Given material:
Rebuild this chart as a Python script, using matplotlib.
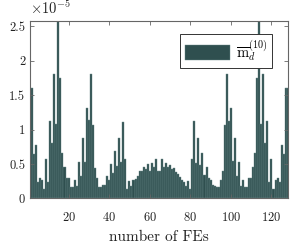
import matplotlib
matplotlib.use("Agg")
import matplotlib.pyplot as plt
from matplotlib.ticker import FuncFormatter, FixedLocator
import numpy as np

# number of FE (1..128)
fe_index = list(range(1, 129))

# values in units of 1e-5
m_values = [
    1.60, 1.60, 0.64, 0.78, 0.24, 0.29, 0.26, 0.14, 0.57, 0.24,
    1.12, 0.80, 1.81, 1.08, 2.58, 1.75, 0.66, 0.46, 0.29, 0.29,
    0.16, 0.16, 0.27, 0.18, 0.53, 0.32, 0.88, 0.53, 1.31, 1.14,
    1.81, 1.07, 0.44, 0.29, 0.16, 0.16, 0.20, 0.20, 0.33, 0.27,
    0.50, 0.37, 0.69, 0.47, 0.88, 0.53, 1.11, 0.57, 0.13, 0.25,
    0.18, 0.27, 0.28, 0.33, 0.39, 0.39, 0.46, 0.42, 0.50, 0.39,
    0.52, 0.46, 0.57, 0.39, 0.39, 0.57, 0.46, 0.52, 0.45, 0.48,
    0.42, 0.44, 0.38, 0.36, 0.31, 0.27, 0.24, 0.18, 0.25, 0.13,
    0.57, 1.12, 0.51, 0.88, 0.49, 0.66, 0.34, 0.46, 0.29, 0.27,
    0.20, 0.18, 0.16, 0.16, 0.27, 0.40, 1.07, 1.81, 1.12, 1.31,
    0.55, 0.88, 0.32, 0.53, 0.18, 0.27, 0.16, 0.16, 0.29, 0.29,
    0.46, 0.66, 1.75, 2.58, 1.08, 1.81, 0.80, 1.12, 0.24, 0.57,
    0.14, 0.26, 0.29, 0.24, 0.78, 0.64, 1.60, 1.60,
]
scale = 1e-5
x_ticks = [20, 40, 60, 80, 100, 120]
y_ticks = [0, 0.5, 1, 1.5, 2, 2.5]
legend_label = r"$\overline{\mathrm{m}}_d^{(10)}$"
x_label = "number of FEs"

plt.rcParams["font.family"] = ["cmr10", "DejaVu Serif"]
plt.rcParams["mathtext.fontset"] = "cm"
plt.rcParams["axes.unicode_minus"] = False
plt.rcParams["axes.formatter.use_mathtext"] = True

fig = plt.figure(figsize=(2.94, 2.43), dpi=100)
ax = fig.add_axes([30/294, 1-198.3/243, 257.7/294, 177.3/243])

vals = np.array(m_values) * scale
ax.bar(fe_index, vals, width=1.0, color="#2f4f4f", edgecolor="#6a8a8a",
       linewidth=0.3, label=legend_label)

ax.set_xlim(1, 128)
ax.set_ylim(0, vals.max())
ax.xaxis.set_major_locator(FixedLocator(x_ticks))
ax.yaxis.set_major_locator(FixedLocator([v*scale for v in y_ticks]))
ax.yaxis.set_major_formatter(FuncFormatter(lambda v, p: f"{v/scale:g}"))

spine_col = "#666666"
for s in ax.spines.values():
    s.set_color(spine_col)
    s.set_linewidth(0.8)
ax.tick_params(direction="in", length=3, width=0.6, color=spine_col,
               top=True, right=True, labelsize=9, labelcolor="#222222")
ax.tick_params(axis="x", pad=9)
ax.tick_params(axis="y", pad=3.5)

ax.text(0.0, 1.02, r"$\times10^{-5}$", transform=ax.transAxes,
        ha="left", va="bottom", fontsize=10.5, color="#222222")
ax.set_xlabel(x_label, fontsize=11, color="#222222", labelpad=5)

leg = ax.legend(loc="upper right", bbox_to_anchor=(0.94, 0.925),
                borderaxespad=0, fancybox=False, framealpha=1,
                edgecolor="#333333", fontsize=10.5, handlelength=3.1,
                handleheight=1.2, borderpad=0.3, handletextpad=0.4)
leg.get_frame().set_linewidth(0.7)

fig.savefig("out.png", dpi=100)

Exercise task: Copy nothing but the lines from the first one in the listing through the line with "fe_index = list(range(1, 129))", and omit the pictures.

Reply:
Rebuild this chart as a Python script, using matplotlib.
import matplotlib
matplotlib.use("Agg")
import matplotlib.pyplot as plt
from matplotlib.ticker import FuncFormatter, FixedLocator
import numpy as np

# number of FE (1..128)
fe_index = list(range(1, 129))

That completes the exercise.